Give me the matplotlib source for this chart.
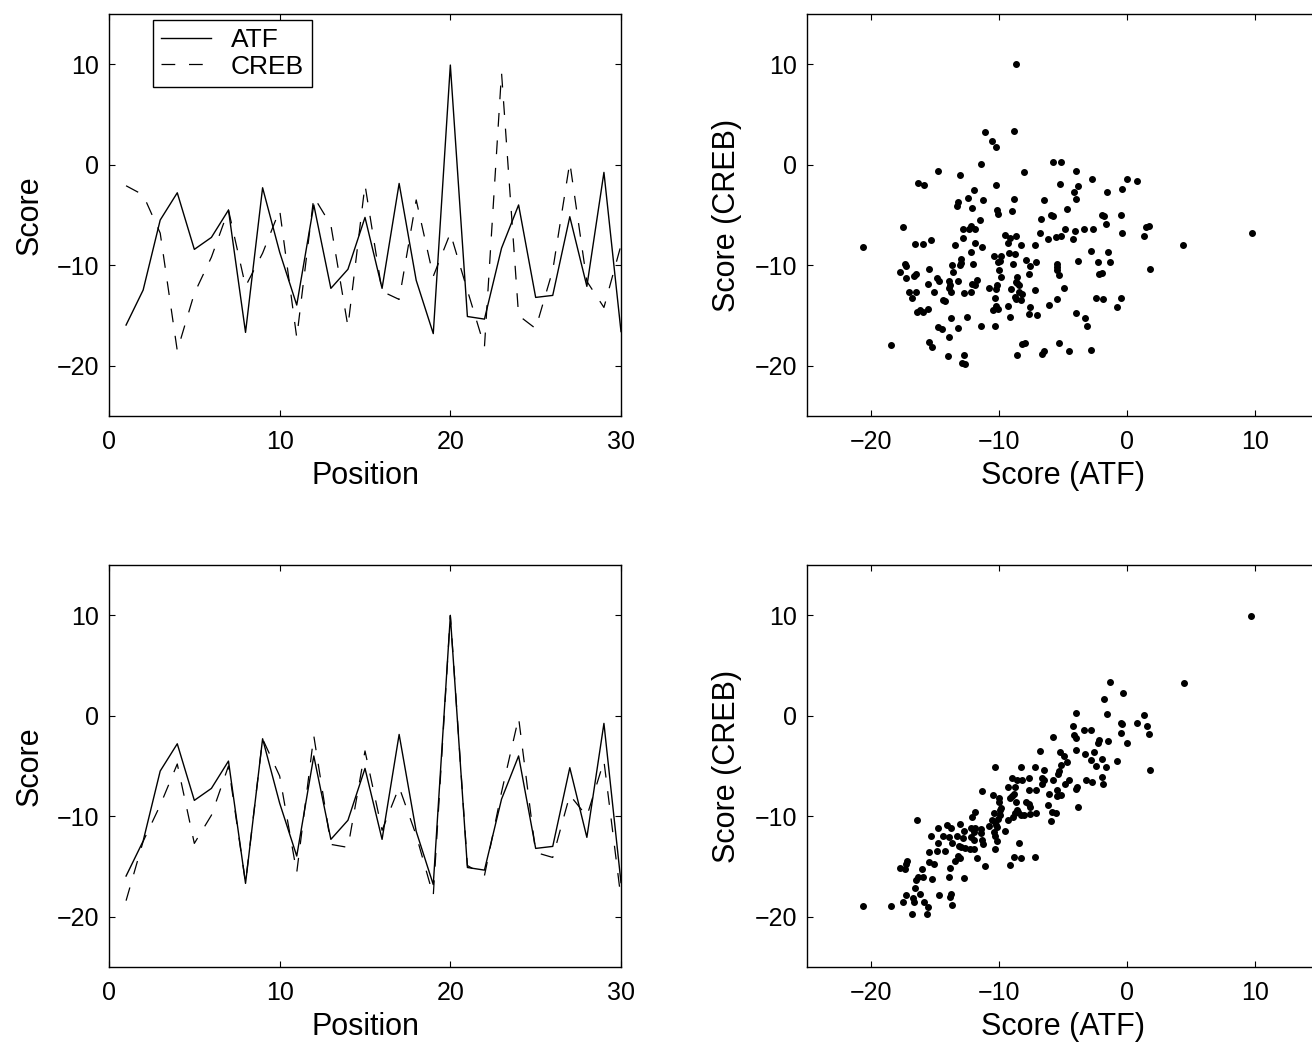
import matplotlib
matplotlib.use("Agg")
import matplotlib.pyplot as plt

plt.rcParams['font.family'] = ['Liberation Sans', 'DejaVu Sans']

# position 1..30
position = list(range(1, 31))

# top panel: ATF and CREB scores per position
atf_top = [-15.95, -12.47, -5.5, -2.79, -8.42, -7.23, -4.51, -16.68, -2.29, -8.7,
           -13.96, -4.0, -12.3, -10.4, -5.24, -12.3, -1.86, -11.5, -16.8, 9.92,
           -15.1, -15.36, -8.3, -4.0, -13.2, -13.0, -5.17, -12.1, -0.76, -16.6]
creb_top = [-2.09, -3.0, -6.8, -18.5, -12.8, -9.2, -4.5, -12.1, -8.8, -4.5,
            -17.2, -3.2, -6.0, -16.1, -2.0, -12.6, -13.4, -3.5, -11.1, -6.8,
            -12.5, -18.1, 9.15, -15.0, -16.3, -10.5, 0.23, -11.6, -14.2, -8.0]

# bottom panel
atf_bot = atf_top
creb_bot = [-18.4, -12.5, -8.9, -4.8, -12.7, -9.9, -5.0, -16.6, -2.3, -6.0,
            -15.6, -2.0, -12.8, -13.1, -3.5, -11.4, -7.1, -11.9, -17.9, 10.0,
            -14.9, -15.9, -7.6, -0.2, -13.6, -14.1, -7.9, -10.0, -4.5, -18.2]

# top scatter: Score (ATF) vs Score (CREB)
sc1_atf = [-11.09, -10.52, -10.23, -11.40, -14.75, -13.05, -16.30, -15.87, -10.26, -11.96,
           -12.43, -11.26, -13.18, -13.28, -12.12, -10.18, -10.10, -11.45, -17.50, -12.84,
           -12.38, -12.20, -11.84, -12.81, -15.35, -16.59, -15.97, -13.41, -11.86, -20.62,
           -11.29, -12.20,
           -8.84, -5.76, -5.14, -8.06, -3.98, -2.74, -5.22, -3.85, 0.03, 0.78,
           -0.36, -1.60, -4.16, -8.81, -6.49, -3.98, -9.02, -4.65, -5.92, -5.79,
           -6.69, -1.99, -1.78, -0.49, -1.63, 1.52, 1.71, -4.88, -4.03, -3.33,
           -2.64, -6.77, -0.41, 1.29, -9.53, -9.15, -8.66, -9.28, -8.32, -6.18,
           -5.56, -5.14, -7.21, -4.21,
           -10.36, -13.0, -17.36, -17.23, -13.64, -13.05, -12.95, -12.02, -15.45, -17.73,
           -16.64, -16.51, -17.29, -13.62, -14.86, -14.68, -13.88, -13.20, -15.58, -13.85,
           -13.88, -12.12, -11.88, -11.71, -10.75, -17.05, -16.51, -15.04, -13.72, -12.77,
           -12.20, -16.82, -14.34, -14.24, -10.34, -16.38, -16.18, -15.95, -15.56, -10.49,
           -13.78, -12.5, -14.75, -14.42, -13.18, -11.40, -10.34, -13.88, -18.43, -15.48,
           -15.22, -14.01, -12.77, -12.89, -12.64,
           -2.79, -1.47, -9.25, -8.74, -9.84, -10.10, -9.95, -8.91, -7.91, -7.13,
           -7.57, -5.50, -5.50, -5.45, -3.85, -2.30, -1.34, -10.0, -9.84, -7.62,
           -8.58, -8.68, -8.58, -8.45, -5.30, -2.17, -1.99, 1.76, -10.13, -10.23,
           -9.04, -8.40, -8.22, -7.21, -4.94, -8.78, -8.68, -8.27, -5.50, -2.43,
           -1.86, -0.49, -10.23, -10.10, -9.28, -7.57, -6.07, -0.78, -9.12, -7.62,
           -7.05, -4.0, -3.31, -3.16, -8.19, -7.93, -5.35, -8.60, -6.61, -6.49,
           -4.52, -2.81,
           4.34, 9.8, -8.68]
sc1_creb = [3.25, 2.32, 1.72, 0.07, -0.66, -1.06, -1.82, -1.99, -2.05, -2.55,
            -3.34, -3.54, -3.74, -4.07, -4.30, -4.47, -4.90, -5.46, -6.19, -6.36,
            -6.39, -6.13, -6.36, -7.28, -7.45, -7.88, -7.88, -8.01, -7.81, -8.21,
            -8.21, -8.64,
            3.38, 0.26, 0.30, -0.76, -0.66, -1.39, -1.95, -2.12, -1.39, -1.66,
            -2.42, -2.72, -2.72, -3.41, -3.54, -3.41, -4.57, -4.40, -5.03, -5.13,
            -5.36, -5.00, -5.06, -5.03, -5.86, -6.16, -6.06, -6.36, -6.55, -6.36,
            -6.39, -6.82, -6.79, -7.08, -6.99, -7.31, -7.11, -7.78, -7.98, -7.41,
            -7.21, -7.11, -7.94, -7.38,
            -9.04, -9.33, -9.86, -10.09, -10.0, -10.0, -9.76, -9.90, -10.33, -10.69,
            -11.02, -10.86, -11.22, -10.69, -11.29, -11.52, -11.52, -11.55, -11.89, -11.99,
            -12.28, -11.89, -11.92, -11.42, -12.31, -12.64, -12.64, -12.68, -12.71, -12.78,
            -12.68, -13.27, -13.41, -13.6, -13.27, -14.63, -14.47, -14.66, -14.40, -14.5,
            -15.26, -15.19, -16.12, -16.39, -16.25, -16.05, -16.02, -17.12, -17.94, -17.61,
            -18.11, -19.0, -18.90, -19.69, -19.79,
            -8.61, -8.71, -8.81, -8.91, -9.10, -9.70, -9.59, -9.83, -9.46, -9.66,
            -10.09, -9.83, -10.16, -10.43, -9.53, -9.66, -9.63, -10.49, -11.15, -10.86,
            -11.15, -11.62, -11.75, -11.99, -10.97, -10.87, -10.77, -10.36, -11.99, -12.41,
            -12.41, -12.68, -12.88, -12.51, -12.31, -13.18, -13.34, -13.44, -13.31, -13.27,
            -13.31, -13.27, -14.07, -14.40, -14.07, -14.13, -14.0, -14.17, -15.16, -14.86,
            -14.96, -14.76, -15.23, -16.05, -17.84, -17.7, -17.78, -18.94, -18.80, -18.54,
            -18.57, -18.47,
            -7.94, -6.75, 10.03]

# bottom scatter
sc2_atf = [-16.38, -14.75, -14.03, -13.78, -15.35, -14.39, -13.90, -14.78, -13.64, -15.43,
           -14.83, -14.24, -17.16, -17.29, -17.75, -17.36, -15.48, -15.04, -15.99, -13.85,
           -16.30, -16.49, -15.95, -15.22, -13.88, -16.54, -17.26, -16.69, -16.20, -14.71,
           -13.85, -13.72, -17.50, -16.67, -15.87, -15.56, -20.65, -18.43, -13.64, -16.8,
           -15.6,
           -6.80, -10.29, -8.32, -7.21, -6.49, -8.99, -8.60, -8.22, -7.65, -6.67,
           -6.49, -6.61, -9.28, -8.74, -7.62, -7.08, -11.29, -10.44, -10.0, -10.0,
           -9.15, -9.02, -8.81, -8.68, -7.91, -7.67, -7.57, -9.87, -9.92, -8.63,
           -8.76, -8.50, -8.29, -8.04, -7.60, -7.13, -8.94, -9.30, -11.84, -12.12,
           -10.36, -9.92, -10.05, -10.54, -10.34, -10.75, -10.23, -10.18, -9.53, -10.41,
           -10.31, -10.18, -10.29, -13.05, -12.71, -12.20, -11.91, -11.42, -11.94, -11.40,
           -13.28, -12.81, -12.20, -11.94, -11.34, -11.26, -13.15, -12.95, -12.64, -12.25,
           -11.99, -13.23, -13.02, -13.41, -11.68, -11.09, -8.42, -8.81, -8.27, -7.21,
           -9.15, -12.77,
           -1.34, -0.34, -1.81, -4.0, -1.60, 1.29, -0.47, -0.40, 0.78, 1.55,
           -4.19, -3.33, -2.79, -0.49, 1.73, -5.79, -4.16, -3.98, -2.22, -2.30,
           -1.47, 0.03, -5.22, -3.95, -3.31, -2.61, -4.94, -4.68, -2.82, -1.96,
           -0.80, -2.43, -1.65, -5.14, -5.30, -5.37, 1.76, -5.79, -4.55, -4.88,
           -3.18, -2.74, -1.96, -1.86, -4.0, -3.88, -5.50, -6.10, -5.48, -5.19,
           -6.18, -5.87, -5.58, -5.97, -3.85,
           4.42, 9.69]
sc2_creb = [-10.35, -11.17, -10.90, -11.2, -11.94, -11.94, -12.04, -12.66, -12.69, -13.59,
            -13.46, -13.49, -14.48, -14.75, -15.18, -15.27, -14.58, -14.78, -15.24, -15.18,
            -16.07, -16.34, -16.07, -16.27, -16.01, -17.10, -17.86, -18.12, -17.73, -17.8,
            -17.99, -17.73, -18.55, -18.55, -18.49, -19.05, -18.89, -18.92, -18.82, -19.7,
            -19.7,
            -3.46, -5.08, -5.08, -5.08, -5.35, -6.18, -6.44, -6.41, -6.24, -6.24,
            -6.44, -6.84, -7.13, -7.07, -7.40, -7.43, -7.47, -7.86, -8.22, -8.62,
            -8.19, -7.96, -7.80, -8.56, -8.56, -8.79, -9.12, -9.19, -9.38, -9.42,
            -9.68, -9.55, -9.88, -9.88, -9.78, -9.65, -10.05, -10.35, -9.62, -10.11,
            -9.68, -9.88, -10.28, -10.38, -10.54, -10.94, -10.87, -11.10, -11.47, -11.60,
            -11.94, -12.43, -13.29, -10.77, -11.44, -11.2, -11.2, -11.27, -11.6, -11.70,
            -11.94, -12.2, -12.1, -12.36, -12.36, -12.76, -12.93, -13.09, -13.19, -13.26,
            -13.26, -13.98, -14.18, -14.42, -14.15, -14.98, -12.66, -14.05, -14.12, -14.09,
            -14.88, -16.11,
            3.40, 2.30, 1.71, 0.25, 0.22, 0.08, -0.68, -0.80, -0.68, -1.04,
            -1.01, -1.41, -1.41, -1.67, -1.84, -2.07, -1.94, -2.17, -2.40, -2.76,
            -2.56, -2.73, -3.56, -3.43, -3.76, -3.56, -4.05, -4.58, -4.42, -4.35,
            -4.52, -4.98, -5.05, -4.88, -5.48, -5.84, -5.38, -6.41, -6.41, -6.80,
            -6.37, -6.57, -6.14, -6.77, -7.30, -7.13, -7.37, -7.80, -7.96, -7.86,
            -8.89, -9.55, -9.71, -10.45, -9.09,
            3.23, 9.88]

W, H = 1312, 1043
fig = plt.figure(figsize=(W / 100, H / 100), dpi=100)

DASH = (0, (11, 11))


def box(left, top, width=512, height=402):
    return [left / W, (H - top - height) / H, width / W, height / H]


def style(ax, xlim, xticks):
    ax.set_xlim(*xlim)
    ax.set_ylim(-25, 15)
    ax.set_xticks(xticks)
    ax.set_yticks([-20, -10, 0, 10])
    ax.tick_params(direction='in', length=4, width=0.8, top=True, right=True,
                   labelsize=18)
    ax.tick_params(axis='x', pad=10)
    ax.tick_params(axis='y', pad=7)
    for s in ax.spines.values():
        s.set_linewidth(1.0)


def labels(ax, xl, yl):
    ax.set_xlabel(xl, fontsize=22, labelpad=5)
    ax.set_ylabel(yl, fontsize=22, labelpad=9)


ax1 = fig.add_axes(box(109, 14))
ax1.plot(position, atf_top, color='k', lw=1.0, label='ATF')
ax1.plot(position, creb_top, color='k', lw=0.9, ls=DASH, label='CREB')
style(ax1, (0, 30), [0, 10, 20, 30])
labels(ax1, 'Position', 'Score')
leg = ax1.legend(loc='upper left', bbox_to_anchor=(0.086, 0.985), borderaxespad=0,
                 fontsize=19, frameon=True, fancybox=False, handlelength=1.9,
                 borderpad=0.3, labelspacing=0.1, handletextpad=0.75)
leg.get_frame().set_edgecolor('k')
leg.get_frame().set_linewidth(1.0)
leg.get_frame().set_alpha(1)

ax2 = fig.add_axes(box(807, 14))
ax2.plot(sc1_atf, sc1_creb, 'o', color='k', ms=4.0)
style(ax2, (-25, 15), [-20, -10, 0, 10])
labels(ax2, 'Score (ATF)', 'Score (CREB)')

ax3 = fig.add_axes(box(109, 565))
ax3.plot(position, atf_bot, color='k', lw=1.0)
ax3.plot(position, creb_bot, color='k', lw=0.9, ls=DASH)
style(ax3, (0, 30), [0, 10, 20, 30])
labels(ax3, 'Position', 'Score')

ax4 = fig.add_axes(box(807, 565))
ax4.plot(sc2_atf, sc2_creb, 'o', color='k', ms=4.0)
style(ax4, (-25, 15), [-20, -10, 0, 10])
labels(ax4, 'Score (ATF)', 'Score (CREB)')

fig.savefig('out.png', dpi=100)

=== WHAT NEEDS TO BE DONE ===
Please extract exactly the lines of the data, from the first through the line containing "position = list(range(1, 31))", and add no pictures to the copy.

=== OUTPUT FOR THIS EXERCISE ===
Give me the matplotlib source for this chart.
import matplotlib
matplotlib.use("Agg")
import matplotlib.pyplot as plt

plt.rcParams['font.family'] = ['Liberation Sans', 'DejaVu Sans']

# position 1..30
position = list(range(1, 31))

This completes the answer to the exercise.